LAVA: Explainability for Unsupervised Latent Embeddings

Unsupervised black-box models can be drivers of scientific discovery, but remain difficult to interpret. Crucially, discovery hinges on understanding the model output, which is often a multi-dimensional latent embedding rather than a well-defined target. While explainability for supervised learning usually seeks to uncover how input features are used to predict a target, its unsupervised counterpart should relate input features to the structure of the learned latent space. Adaptations of supervised model explainability for unsupervised learning provide either single-sample or dataset-wide summary explanations. However, without automated strategies of relating similar samples to one another guided by their latent proximity, explanations remain either too fine-grained or too reductive to be meaningful.
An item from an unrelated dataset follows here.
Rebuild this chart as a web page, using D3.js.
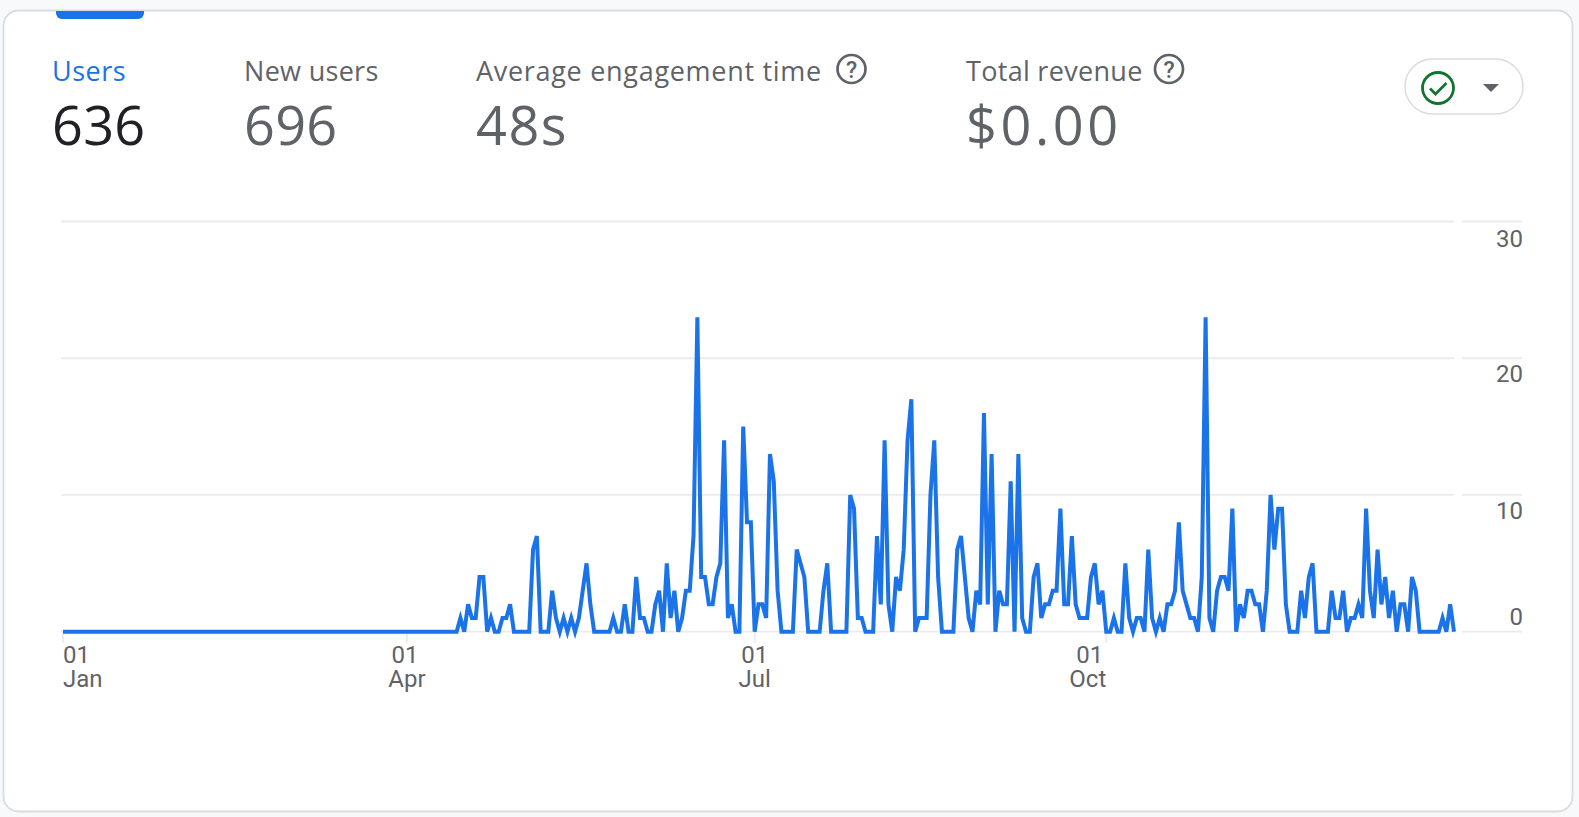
<!DOCTYPE html>
<html><head><meta charset="utf-8">
<script src="https://cdnjs.cloudflare.com/ajax/libs/d3/7.8.5/d3.min.js"></script>
<style>html,body{margin:0;padding:0;background:#f8f9fa}svg{display:block}</style>
</head><body><svg id="c" width="1579" height="817"></svg>
<script>
const users = [
0,0,0,0,0,0,0,0,0,0,0,0,0,0,0,0,0,0,0,0,0,0,0,0,0,0,0,0,0,0,0,
0,0,0,0,0,0,0,0,0,0,0,0,0,0,0,0,0,0,0,0,0,0,0,0,0,0,0,0,
0,0,0,0,0,0,0,0,0,0,0,0,0,0,0,0,0,0,0,0,0,0,0,0,0,0,0,0,0,0,0,
0,0,0,0,0,0,0,0,0,0,0,0,0,
0,1,0,2,1,1,4,4,0,1,0,0,1,1,2,0,0,0,0,0,6,7,0,0,0,3,1,0,1,0,1,0,1,3,5,2,0,
0,0,0,0,1,0,0,2,0,0,4,1,1,0,0,2,3,0,5,1,3,0,1,3,3,7,23,4,4,2,2,4,5,14,1,2,0,0,15,8,8,
0,2,2,1,13,11,3,0,0,0,0,6,5,4,0,0,0,0,3,5,0,0,0,0,0,10,9,1,1,0,0,0,7,2,14,
2,0,4,3,6,14,17,0,1,1,1,10,14,4,0,0,0,0,6,7,4,1,0,3,2,16,2,13,0,3,2,2,11,0,13,1,0,0,
4,5,1,2,2,3,3,9,2,2,7,2,1,1,1,4,5,2,3,0,0,1,0,0,5,1,0,1,1,0,6,1,0,1,0,2,2,3,8,3,2,1,1,0,4,
23,1,0,3,4,4,3,9,0,2,1,3,3,2,2,0,3,10,6,9,9,2,0,0,0,3,1,4,5,0,0,0,0,3,1,1,3,0,1,1,2,1,9,
3,1,6,2,4,1,3,0,2,2,0,4,3,0,0,0,0,0,0,1,0,2,0];
const yTicks = [0,10,20,30];
const dayLabels = ["01","01","01","01"];
const monthLabels = ["Jan","Apr","Jul","Oct"];
const tickDays = [0,90,181,273];
const metricNames = ["Users","New users","Average engagement time","Total revenue"];
const metricValues = ["636","696","48s","$0.00"];

const svg = d3.select("#c");
const BLUE="#1a73e8", GREY="#5f6368", GRID="#ebebeb";
const SANS="'Open Sans','Noto Sans',sans-serif", TICK="Roboto,sans-serif";

svg.append("rect").attr("x",3.5).attr("y",10.5).attr("width",1569).attr("height",801)
  .attr("rx",15).attr("fill","#fff").attr("stroke","#dadce0").attr("stroke-width",1.8);

// active-tab marker
svg.append("path").attr("d","M56,11H144V13a6,6 0 0 1 -6,6H62a6,6 0 0 1 -6,-6Z").attr("fill",BLUE);

// metric headers
const mx=[52,244,476,966], helpX=[null,null,851.5,1169];
const labelSpacing=[0.5,0.3,0.7,0.3], valueSpacing=[0.3,0.3,1.5,3.6];
metricNames.forEach((n,i)=>{
  svg.append("text").attr("x",mx[i]).attr("y",81).attr("font-family",SANS).attr("font-size",27)
    .attr("letter-spacing",labelSpacing[i]).attr("fill",i==0?BLUE:GREY).text(n);
  svg.append("text").attr("x",mx[i]).attr("y",145).attr("font-family",SANS).attr("font-size",54)
    .attr("letter-spacing",valueSpacing[i]).attr("fill",i==0?"#202124":GREY).text(metricValues[i]);
  if(helpX[i]){
    const g=svg.append("g").attr("transform",`translate(${helpX[i]},69)`);
    g.append("circle").attr("r",14).attr("fill","none").attr("stroke",GREY).attr("stroke-width",2.7);
    g.append("text").attr("y",8.5).attr("text-anchor","middle").attr("font-family",TICK).attr("font-weight",500).attr("font-size",23).attr("fill",GREY).text("?");
  }
});

// status button
svg.append("rect").attr("x",1405).attr("y",59).attr("width",118).attr("height",55).attr("rx",27.5)
  .attr("fill","#fff").attr("stroke","#dadce0").attr("stroke-width",1.5);
svg.append("circle").attr("cx",1438).attr("cy",88).attr("r",15.5).attr("fill","none").attr("stroke","#137333").attr("stroke-width",2.8);
svg.append("path").attr("d","M1430,88.5l5.5,5.5l11,-11").attr("fill","none").attr("stroke","#137333").attr("stroke-width",2.8);
svg.append("path").attr("d","M1483,84h16l-8,8Z").attr("fill",GREY);

// chart
const x=d3.scaleLinear().domain([0,364]).range([63,1454]);
const y=d3.scaleLinear().domain([0,30]).range([631.7,221.5]);

const grid=svg.append("g");
const yLabelOffset=[-6.5,24.5,24,25.5];
yTicks.forEach((t,i)=>{
  grid.append("line").attr("x1",61).attr("x2",1454).attr("y1",y(t)).attr("y2",y(t)).attr("stroke",GRID).attr("stroke-width",1.8);
  grid.append("line").attr("x1",1462).attr("x2",1522).attr("y1",y(t)).attr("y2",y(t)).attr("stroke",GRID).attr("stroke-width",1.8);
  svg.append("text").attr("x",1523).attr("y",y(t)+yLabelOffset[i]).attr("text-anchor","end")
    .attr("font-family",TICK).attr("font-size",24).attr("fill",GREY).text(t);
});
const dayDx=[0,-2,0,-3];
tickDays.forEach((d,i)=>{
  svg.append("line").attr("x1",x(d)).attr("x2",x(d)).attr("y1",632).attr("y2",643).attr("stroke",GRID).attr("stroke-width",1.8);
  const a=i==0?"start":i==3?"end":"middle";
  const t=svg.append("text").attr("font-family",TICK).attr("font-size",24).attr("fill",GREY).attr("text-anchor",a);
  const tx=x(d);
  t.append("tspan").attr("x",tx+dayDx[i]).attr("y",663).text(dayLabels[i]);
  t.append("tspan").attr("x",tx).attr("y",687).text(monthLabels[i]);
});
const line=d3.line().x((d,i)=>x(i)).y(d=>y(d));
svg.append("path").datum(users).attr("d",line).attr("fill","none").attr("stroke",BLUE).attr("stroke-width",4).attr("stroke-linejoin","miter");
</script></body></html>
This is especially relevant for manifold learning methods that produce no mapping function, leaving us only with the relative spatial organization of their embeddings. We introduce Locality-Aware Variable Associations (LAVA), a post-hoc model-agnostic method designed to explain local embedding organization through its relationship with the input features. To achieve this, LAVA represents the latent space as a series of localities (neighborhoods) described in terms of correlations between the original features, and then reveals reoccurring patterns of correlations across the entire latent space. Based on UMAP embeddings of MNIST and a single-cell kidney dataset, we show that LAVA captures relevant feature associations, with visually and biologically relevant local patterns shared among seemingly distant regions of the latent spaces.